The school board cut short public comments after the crowd erupted in support following an “impassioned” address from former state Sen. Dick Black, with more than 200 people still slated to speak, according to the lawsuit.

With chants of “shame on you” raining down, school board members adjourned the meeting but members of the public remained in the room and began an impromptu process of allowing speakers who were scheduled to address the board to do so to the crowd, the lawsuit and videos show.

Then an altercation broke out to the side of the school board meeting room and Mr. Ziegler announced participants were now involved in an “unlawful” meeting and they would be arrested if they did not leave, according to the suit.

Another Loudoun County parent, Jon Tigges, objected to Mr. Ziegler’s ruling on First Amendment grounds and eventually he, like Mr. Smith, was arrested and the room cleared.

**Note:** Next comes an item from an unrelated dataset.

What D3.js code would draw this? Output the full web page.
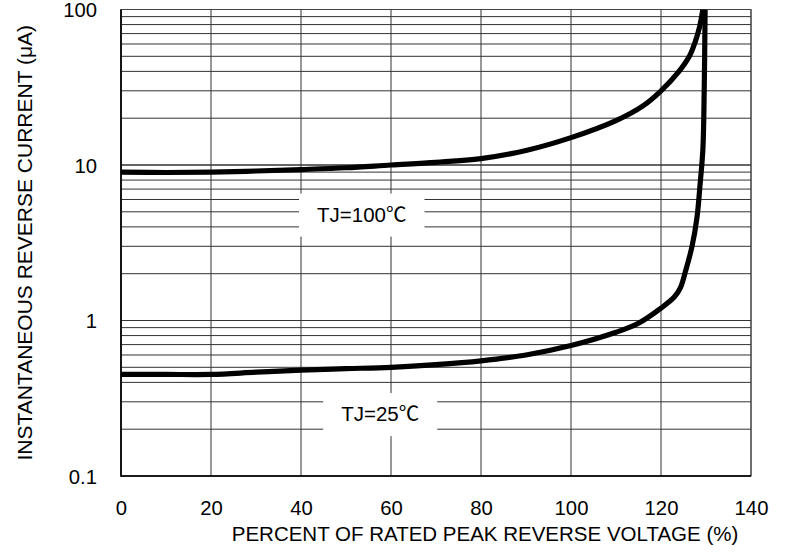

The school board then “resumed the public meeting without members of the public present, and without inviting members of the public back into the public meeting room,” the lawsuit said. “No further opportunity was provided for any member of the community to be present for the initially public meeting.”

The board then spent five hours in what Ms. Cobb contends was a clearly illegal secretive government move.

“We want school business to be open and transparent to parents,” she said.

Since then, the school board has continued to violate Virginia open meetings laws, the lawsuit claims.

“The board now routinely only allows one member of the public at a time to be present in the large meeting room to speak for exactly one minute and then they must leave,” the lawsuit said.

Ms. Cobb acknowledged government bodies need to put some kind of boundaries on public speaking portions to make meetings manageable, but the restrictions Loudoun County has adopted, she said, are extreme.